Its musical style is sophisticated and modern, and gave them their first transatlantic hit with 'Spirit of Radio'. To an outsider, much hard rock is obviously linked to the early Seventies, but this was modern day music, high-class headbanging for the Eighties.
Yet the raw energy of their music wasn't sacrificed in favour of sophistication; the whooshing, giddy riff that bridges 'Tide Pools' and 'Hyperspace' can proudly stand next to any of the famous licks from their HM days.
That line was continued on this year's Moving Pictures, with its brilliant, elaborate riddle of a sleeve. Even more than on Permanent Waves, Neil's lyrics are talking about topical concerns. 'Red Barchetta' is set in the future, but is talking about obstructive bureaucracy.
'Witch Hunt' reads like a description of a Medieval occult painting, but is about modern-day bigotry (the US's KKK/Moral Majority?).

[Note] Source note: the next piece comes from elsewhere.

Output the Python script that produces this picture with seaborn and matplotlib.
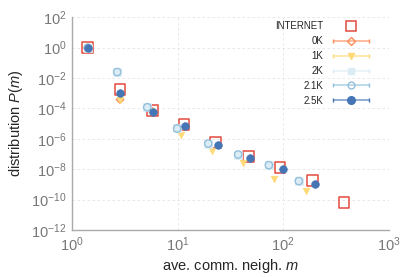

The album's highlight, 'Camera Eye' is a look at society in the manner of the late American novelist, John Dos Passos (if you wanna check him out, the hefty 'USA' trilogy in Penguin is his most famous work).
Dos Passos' style was to record everything with his 'camera eye'; street signs, strange characters, newspaper headlines, radio announcements, snippets of conversation heard from passers-by and the like to build a complete image of what was being written about. That's to explain the collage of noises at the beginning of this look at two cities; London and New York.
While Permanent Waves was a drastic diversion from the style of Hemispheres (which many thought was leading them towards indulgent art-rock), it also sounded lighter (or should that be brighter?); this was very much its heavier relative.
Maybe they conspired with long-time producer Terry Brown, for the whole album has a very hard, raunchy edge to it. The gritty 'Tom Sawyer', 'Red Barchetta's' headlong swerves and the HM riffola gallery 'YYZ' (the lettering on Toronto Airport luggage tags) all have dark power driving them along. And just to remind you that the last thing they intend doing is standing still, they end the album with 'Vital Signs', a bopping reggae-rock crossover.
No news of another studio album has yet crossed the Atlantic, although a live double to be released to coincide with their October dates here. And print freaks will like to know that after Deaf Barton's long essay, 'The Rush Story', Omnibus Books should be publishing a full-length Rush biography, by journalist Brian Harrigan, around that time.
This has been no blow-by-blow life-story - the book should give you that in greater detail when it comes out. But hopefully it gives pointers and explanations of what (might) lie at the heart of the Rush phenomenon.
They're no straightforward hard rock band, nor should they ever be. Too much rock gives it all to you on a plate, which is a pretty boring and lazy way of making and listening to music. Rush make an effort, and expect you to make an effort too, so anyone who whinges about "intellectual" lyrics or arty ambitions in the music might as well go back to 'Paranoid'.
Rush are saying that there's much more to enjoy in the music and lyrics than what's already there. If you can 't appreciate that, you might as well go deaf, dumb and blind.
Their adventurousness is what makes Rush such an important and inspiring band.